Good articles and good point about bow balls. As someone involved in Oxford bumps for a short while now, and a good eye for safety, I find the competition regulations on bow-balls here to be pretty poor ("solidly affixed" being the only requirement even vaguely enforced). Thankfully, our boatman is in the habit of exceeding them, and when he fits a bowball it is bonded to the shell, as well as bolted through.

Having seen two serious T-bonings this term (one in competition in a similar style to the Clare/Trinity Hall collision, and one in training, both thankfully with no injuries) I'm inclined to think we should be taking the problem more seriously. In both cases the bow-ball was immediately destroyed, exposing the bow. In one case, the bow was stopped by hitting a seat track. If it had bounced over the seat lip, some poor girl would have a decent amount of Janousek in her hip.

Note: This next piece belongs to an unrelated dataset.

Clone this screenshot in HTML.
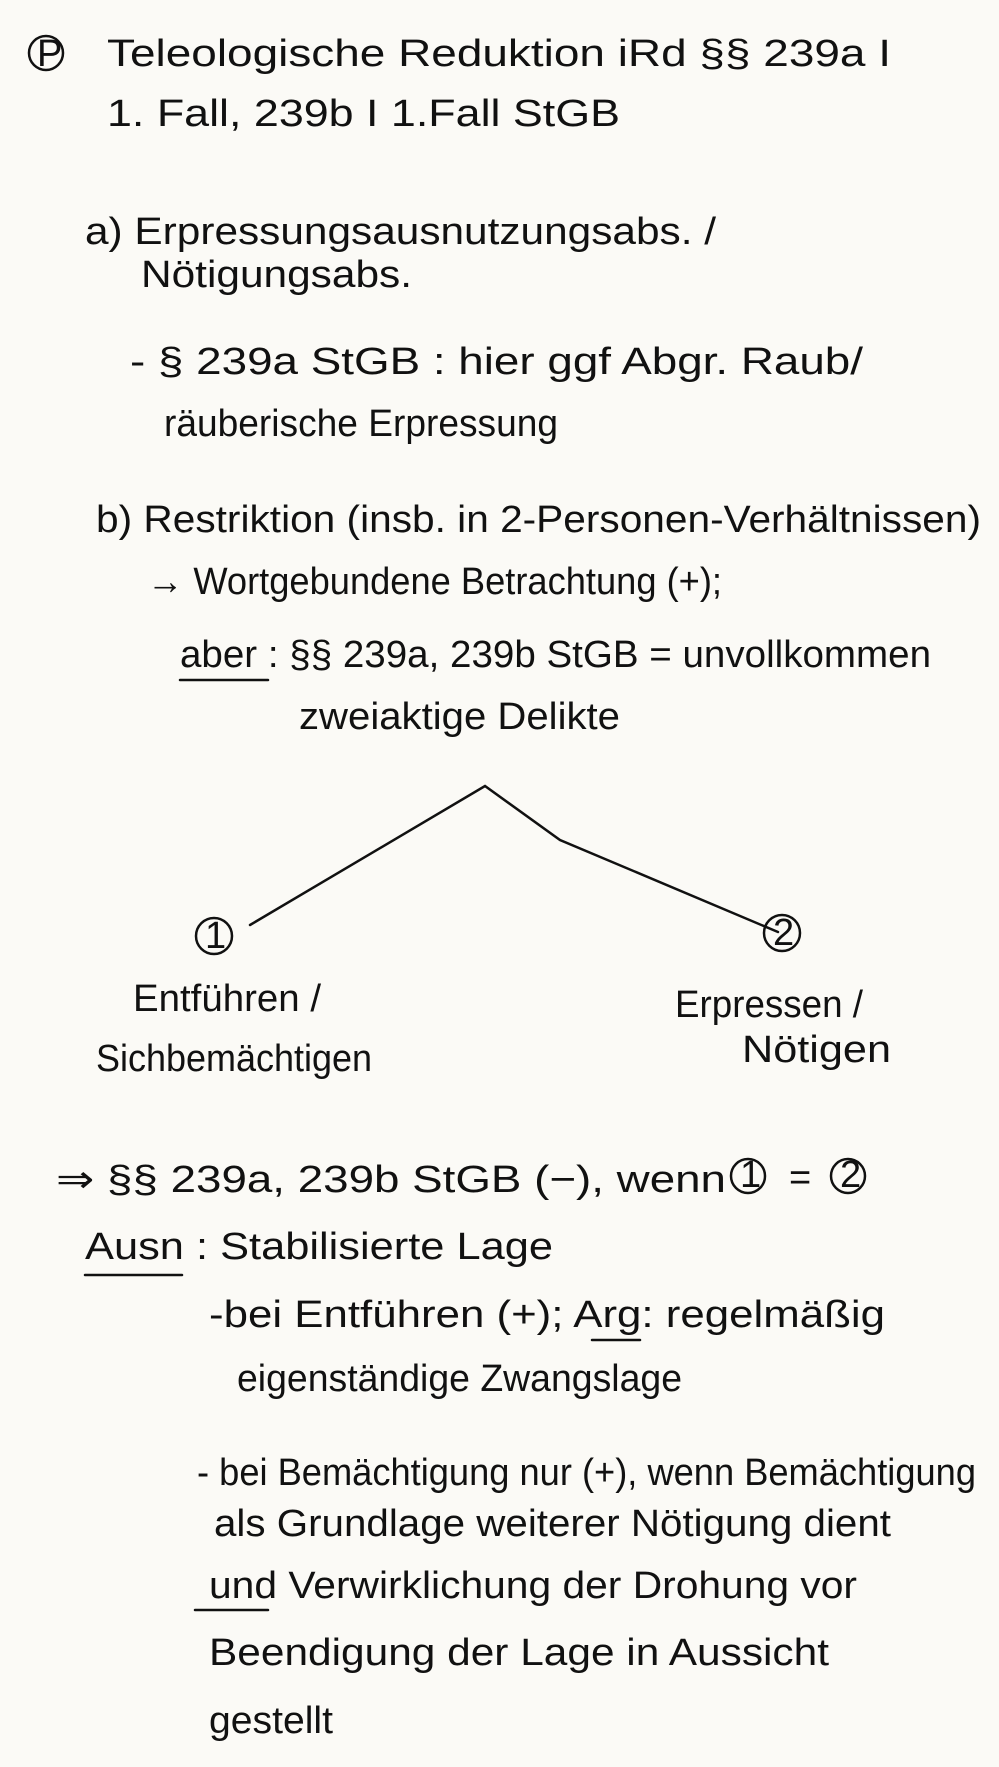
<!DOCTYPE html>
<html><head><meta charset="utf-8"><style>
html,body{margin:0;padding:0;background:#fbfaf6;}
svg{display:block}
text{font-family:"Liberation Sans","DejaVu Sans",sans-serif;font-size:38px;fill:#111;}
</style></head><body>
<svg width="999" height="1767" viewBox="0 0 999 1767" xmlns="http://www.w3.org/2000/svg">
<rect width="999" height="1767" fill="#fbfaf6"/>
<g stroke="#111" stroke-width="2.5" fill="none" stroke-linecap="round">
<circle cx="46" cy="53" r="17"/>
<polyline points="250,925 485,786 560,840 778,932"/>
<circle cx="214" cy="936" r="18"/>
<circle cx="782" cy="933" r="18"/>
<circle cx="748" cy="1176" r="17"/>
<circle cx="848" cy="1176" r="17"/>
<line x1="180" y1="680" x2="268" y2="680"/>
<line x1="85" y1="1275" x2="182" y2="1275"/>
<line x1="592" y1="1340" x2="640" y2="1340"/>
<line x1="195" y1="1610" x2="268" y2="1610"/>
</g>
<text x="37" y="66" font-size="30">P</text>
<text x="107" y="66" textLength="784" lengthAdjust="spacingAndGlyphs">Teleologische Reduktion iRd §§ 239a I</text>
<text x="107" y="126" textLength="513" lengthAdjust="spacingAndGlyphs">1. Fall, 239b I 1.Fall StGB</text>
<text x="85" y="244" textLength="631" lengthAdjust="spacingAndGlyphs">a) Erpressungsausnutzungsabs. /</text>
<text x="141" y="287" textLength="271" lengthAdjust="spacingAndGlyphs">Nötigungsabs.</text>
<text x="130" y="374" textLength="733" lengthAdjust="spacingAndGlyphs">- § 239a StGB : hier ggf Abgr. Raub/</text>
<text x="164" y="436" textLength="394" lengthAdjust="spacingAndGlyphs">räuberische Erpressung</text>
<text x="96" y="532" textLength="885" lengthAdjust="spacingAndGlyphs">b) Restriktion (insb. in 2-Personen-Verhältnissen)</text>
<text x="147" y="594" textLength="575" lengthAdjust="spacingAndGlyphs">→ Wortgebundene Betrachtung (+);</text>
<text x="180" y="667" textLength="751" lengthAdjust="spacingAndGlyphs">aber : §§ 239a, 239b StGB = unvollkommen</text>
<text x="299" y="729" textLength="321" lengthAdjust="spacingAndGlyphs">zweiaktige Delikte</text>
<text x="205" y="948" font-size="30">1</text>
<text x="773" y="945" font-size="30">2</text>
<text x="133" y="1011" textLength="188" lengthAdjust="spacingAndGlyphs">Entführen /</text>
<text x="96" y="1071" textLength="276" lengthAdjust="spacingAndGlyphs">Sichbemächtigen</text>
<text x="675" y="1017" textLength="188" lengthAdjust="spacingAndGlyphs">Erpressen /</text>
<text x="742" y="1062" textLength="149" lengthAdjust="spacingAndGlyphs">Nötigen</text>
<text x="56" y="1192" textLength="670" lengthAdjust="spacingAndGlyphs">⇒ §§ 239a, 239b StGB (−), wenn</text>
<text x="740" y="1187" font-size="28">1</text>
<text x="789" y="1190">=</text>
<text x="840" y="1187" font-size="28">2</text>
<text x="85" y="1259" textLength="468" lengthAdjust="spacingAndGlyphs">Ausn : Stabilisierte Lage</text>
<text x="209" y="1327" textLength="676" lengthAdjust="spacingAndGlyphs">-bei Entführen (+); Arg: regelmäßig</text>
<text x="237" y="1391" textLength="445" lengthAdjust="spacingAndGlyphs">eigenständige Zwangslage</text>
<text x="197" y="1485" textLength="779" lengthAdjust="spacingAndGlyphs">- bei Bemächtigung nur (+), wenn Bemächtigung</text>
<text x="214" y="1536" textLength="677" lengthAdjust="spacingAndGlyphs">als Grundlage weiterer Nötigung dient</text>
<text x="209" y="1598" textLength="648" lengthAdjust="spacingAndGlyphs">und Verwirklichung der Drohung vor</text>
<text x="209" y="1665" textLength="620" lengthAdjust="spacingAndGlyphs">Beendigung der Lage in Aussicht</text>
<text x="209" y="1733" textLength="124" lengthAdjust="spacingAndGlyphs">gestellt</text>
</svg>
</body></html>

Just a thought and slight digression, on your first link there is a lot of emphasis on the coach giving instructions on steering, stopping and watching out for other boats. Surely some responsibility should be placed on the coxes? I've found when out at Wallingford recently that I spot problems up ahead long before our coach does. Some of that slideshow gives the impression of a culture where the boat cannot function without a coach on a launch - one wonders what was done 100 years ago, before wakeless petrol launches!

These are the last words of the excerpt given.